The U.S. Department of Education has issued a “dear colleague” letter offering guidance to school districts concerning student discipline policies and their implementation, and asserting the Department’s position that these policies must not be applied in a discriminatory manner. The new guidance which relates to the fair and nondiscriminatory treatment of students among schools that are recipients of federal aid, clarifies how districts can meet their obligations under Title IV and Title VI of the federal Civil Rights Act of 1964.
The Department of Education letter, citing the Civil Rights Data Collection conducted by the Office of Civil Rights, states that students of certain racial and ethnic groups tend to be disciplined more than their peers. Secretary Arne Duncan’s letter notes that the increasing use of discipline such as suspensions, expulsions and referrals to law enforcement creates “the potential for significant, negative educational and long-term outcomes….”
Secretary Duncan’s letter discusses both intentional discrimination as well as the disparate impact of facially neutral school policies that have the effect of discriminating against students. Both of which will be seen as violations of federal law.
In determining whether a facially neutral policy has an unlawful disparate impact, the Departments of Education and Justice will engage in a three-part inquiry.
(1) Has the discipline policy resulted in an adverse impact on students of a particular race as compared with other students? If yes, then (2) is the discipline policy necessary to meet an important education goal? If not, then the Departments would find that the school has engaged in discrimination. If yes, then (3) are there comparably effective alternative policies or practices that would meet the school’s stated goal with less of a burden on the affected racial group, or is the school’s proffered justification a pretext for discrimination?

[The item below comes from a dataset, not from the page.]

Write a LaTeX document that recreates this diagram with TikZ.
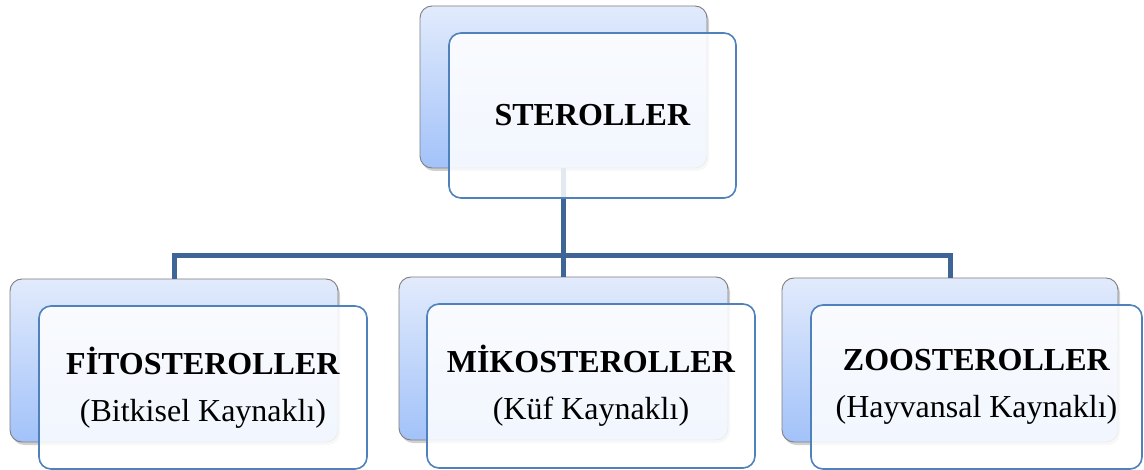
\documentclass[tikz,border=0pt]{standalone}
\usepackage{fontspec}
\setmainfont{Liberation Serif}
\usetikzlibrary{shadows}
\definecolor{backtop}{HTML}{E2EBFC}
\definecolor{backbot}{HTML}{A2C2F9}
\definecolor{backedge}{HTML}{7F7F7F}
\definecolor{frontedge}{HTML}{4F81BD}
\definecolor{connblue}{HTML}{3F6597}
\tikzset{
  backbox/.style={draw=backedge, line width=0.9pt, rounded corners=12pt,
    top color=backtop, bottom color=backbot,
    drop shadow={shadow xshift=2pt, shadow yshift=-3pt, opacity=0.3, fill=black!60},
    inner sep=0pt},
  frontbox/.style={draw=frontedge, line width=1.6pt, rounded corners=12pt,
    fill=white, fill opacity=0.86, text opacity=1, inner sep=0pt,
    align=center, font=\fontsize{32}{47}\selectfont},
  conn/.style={draw=connblue, line width=5pt},
}
\begin{document}
\begin{tikzpicture}[x=1pt,y=-1pt]
\useasboundingbox[fill=white] (0,0) rectangle (1144,470);
% back boxes
\node[backbox, minimum width=287pt, minimum height=162pt] (tb) at (563.5,87) {};
\node[backbox, minimum width=328pt, minimum height=163pt] (lb) at (174,360.5) {};
\node[backbox, minimum width=329pt, minimum height=163pt] (mb) at (563.5,358.5) {};
\node[backbox, minimum width=336pt, minimum height=164pt] (rb) at (950,360) {};
% connectors
\coordinate (bus) at (563.5,256);
\draw[conn] (tb.south) -- (bus);
\draw[conn] (lb.north) |- (bus) -| (rb.north);
\draw[conn] (mb.north) -- (bus);
% front boxes
\node[frontbox, minimum width=287pt, minimum height=165pt] (tf) at (592.5,115.5) {\textbf{STEROLLER}};
\node[frontbox, minimum width=328pt, minimum height=163pt] (lf) at (203,387.5) {\textbf{FİTOSTEROLLER}\\(Bitkisel Kaynaklı)};
\node[frontbox, minimum width=328pt, minimum height=164pt] (mf) at (591,386) {\textbf{MİKOSTEROLLER}\\(Küf Kaynaklı)};
\node[frontbox, minimum width=331pt, minimum height=164pt] (rf) at (976.5,387) {\textbf{ZOOSTEROLLER}\\(Hayvansal Kaynaklı)};
\end{tikzpicture}
\end{document}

If the answer is yes to either of these questions, then it will result in a finding that the school has engaged in discrimination.
The increased use of school resource officers (“SRO”) in the wake of Newtown and other school shootings is addressed by the “dear colleague” letter, which cautions that the requirements of Titles IV and VI apply both to school officials and everyone that school officials exercise control over, including SROs. Schools cannot divest themselves of responsibility for discrimination by relying of SROs, security companies or law enforcement officials.
In light of an increased focus on school discipline policies and practices, school districts are well advised to take a close look at its discipline polices and protocols, as well as data on the application of student discipline.